** start of RECORDS TO PROCESS **

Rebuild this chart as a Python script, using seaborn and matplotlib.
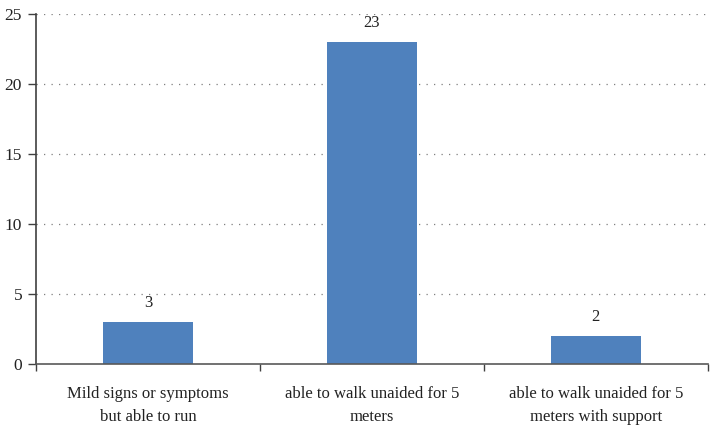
import matplotlib
matplotlib.use("Agg")
import matplotlib.pyplot as plt
import seaborn as sns
import pandas as pd

categories = ["Mild signs or symptoms\nbut able to run",
              "able to walk unaided for 5\nmeters",
              "able to walk unaided for 5\nmeters with support"]
values = [3, 23, 2]
yticks = [0, 5, 10, 15, 20, 25]

sns.set_style("white")
plt.rcParams['font.family'] = ['Liberation Serif', 'DejaVu Serif']

df = pd.DataFrame({"cat": categories, "val": values})

fig = plt.figure(figsize=(7.2, 4.37), dpi=100)
ax = fig.add_axes([0.05, 0.167, 0.933, 0.801])
sns.barplot(data=df, x="cat", y="val", color="#4F81BD", saturation=1, width=0.4, ax=ax, edgecolor="none")

ax.set_xlim(-0.5, 2.5)
ax.set_ylim(0, 25)
ax.set_yticks(yticks)
ax.set_yticklabels([str(t) for t in yticks], fontsize=12.5)
ax.set_xlabel("")
ax.set_ylabel("")
for y in yticks[1:]:
    ax.axhline(y, color="#7f7f7f", linestyle=(0, (1, 5)), linewidth=0.9, zorder=0)

for i, v in enumerate(values):
    ax.text(i, v + 0.8, str(v), ha="center", va="bottom", fontsize=12, color="#222222")

ax.set_xticks(range(len(categories)))
ax.set_xticklabels(categories, fontsize=12, linespacing=1.55, color="#222222")
ax.set_xticks([-0.5, 0.5, 1.5, 2.5], minor=True)
ax.tick_params(axis="x", which="major", length=0, pad=16)
ax.tick_params(axis="x", which="minor", length=5, width=1, direction="out", color="#404040", bottom=True)
ax.tick_params(axis="y", which="major", length=6, width=1, direction="out", left=True, colors="#222222", color="#404040", pad=4)

for s in ["top", "right"]:
    ax.spines[s].set_visible(False)
ax.spines["left"].set_color("#404040")
ax.spines["bottom"].set_color("#595959")
ax.spines["left"].set_linewidth(1.2)
ax.spines["bottom"].set_linewidth(1.2)

fig.savefig("out.png", dpi=100)
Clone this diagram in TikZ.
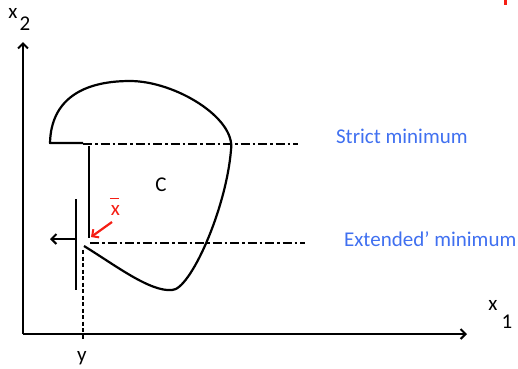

** end of RECORDS TO PROCESS **

• [SET EXERCISE]
Copy out each line word for word, please, skipping the images.

• [TASK ANSWER]
Rebuild this chart as a Python script, using seaborn and matplotlib.
import matplotlib
matplotlib.use("Agg")
import matplotlib.pyplot as plt
import seaborn as sns
import pandas as pd

categories = ["Mild signs or symptoms\nbut able to run",
              "able to walk unaided for 5\nmeters",
              "able to walk unaided for 5\nmeters with support"]
values = [3, 23, 2]
yticks = [0, 5, 10, 15, 20, 25]

sns.set_style("white")
plt.rcParams['font.family'] = ['Liberation Serif', 'DejaVu Serif']

df = pd.DataFrame({"cat": categories, "val": values})

fig = plt.figure(figsize=(7.2, 4.37), dpi=100)
ax = fig.add_axes([0.05, 0.167, 0.933, 0.801])
sns.barplot(data=df, x="cat", y="val", color="#4F81BD", saturation=1, width=0.4, ax=ax, edgecolor="none")

ax.set_xlim(-0.5, 2.5)
ax.set_ylim(0, 25)
ax.set_yticks(yticks)
ax.set_yticklabels([str(t) for t in yticks], fontsize=12.5)
ax.set_xlabel("")
ax.set_ylabel("")
for y in yticks[1:]:
    ax.axhline(y, color="#7f7f7f", linestyle=(0, (1, 5)), linewidth=0.9, zorder=0)

for i, v in enumerate(values):
    ax.text(i, v + 0.8, str(v), ha="center", va="bottom", fontsize=12, color="#222222")

ax.set_xticks(range(len(categories)))
ax.set_xticklabels(categories, fontsize=12, linespacing=1.55, color="#222222")
ax.set_xticks([-0.5, 0.5, 1.5, 2.5], minor=True)
ax.tick_params(axis="x", which="major", length=0, pad=16)
ax.tick_params(axis="x", which="minor", length=5, width=1, direction="out", color="#404040", bottom=True)
ax.tick_params(axis="y", which="major", length=6, width=1, direction="out", left=True, colors="#222222", color="#404040", pad=4)

for s in ["top", "right"]:
    ax.spines[s].set_visible(False)
ax.spines["left"].set_color("#404040")
ax.spines["bottom"].set_color("#595959")
ax.spines["left"].set_linewidth(1.2)
ax.spines["bottom"].set_linewidth(1.2)

fig.savefig("out.png", dpi=100)
Clone this diagram in TikZ.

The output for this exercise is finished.